The first robot and networked tablets are making their way today to an Ebola treatment unit in Liberia, where they will give aid workers their first chance at sharing data about the deadly outbreak. For doctors and nurses accustomed to scribbling patient notes on pieces of paper in any of the Ebola Treatment Units (ETU) scattered across West Africa, this will be the first time they’ll have access to portable computers that can share information wirelessly.
It also gives them an electronic medical record system to track patients and share treatment and disease information with clinicians in other units and researchers in various countries.
“I think that this system is critical to fighting the outbreak,” Theobald told Computerworld. “This is the first time they’ll be using digital records at all in any of the ETUs. Everyone has been using paper. If they have had a tablet, all the information they’re capturing is stuck on that tablet because they haven’t been able to data share across tablets.”
Theobald, who worked with VGo, a Nashua, N.H.-based robotic telepresence company, is focused on having the electronic medical record system it includes the wireless network, the tablets and a VGo telepresence robot up and functioning by Tuesday, when a new Ebola clinic is set to open in Monrovia.
Vecna Cares, a healthcare IT company, will also be bringing the medical records system, minus the robot, to ETUs in Lunsar and Makeni, both towns in Sierra Leone.
Depending on how well the VGo robot functions and is accepted in Monrovia, others could be sent to Sierra Leone to aid outbreak efforts there.

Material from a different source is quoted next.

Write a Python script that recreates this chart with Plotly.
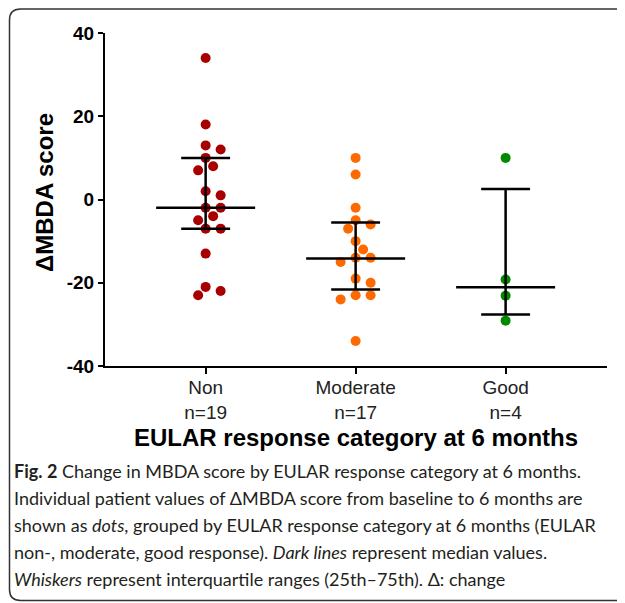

Theobald, who will be staying in Liberia to initially run the robot and train others to operate it, said the robot, for now, is being used as a training assistant. The telepresence robot, which has audio, a camera and a screen showing a remote user’s face, will enable the trainer, who can safely stay out of the infectious area, to help a doctor or nurse who might have questions about using the tablets or the Wi-Fi network while treating patients.
“To support the doctors capturing the data, we’re bringing the robot,” she said. “Clinicians working in the unit are wearing hazmat suits and three layers of gloves. The doctors are coming to a new place and now they’re trying to collect data with something they haven’t used before. That’s a difficult hump to get over. They need to worry about their patients and the treatments they’re giving them and not the technology. We’ll be right there beside them with the robot.”
However, Theobald said she suspects that once the aid workers see how much help a telepresence robot can offer in a clinical situation, they’ll want to use VGo as more than just a training assistant. The robot, for instance, could allow nurses and doctors outside of the quarantined area to communicate with patients and clinicians inside. It also would enable them to observe patients and how they respond to treatments.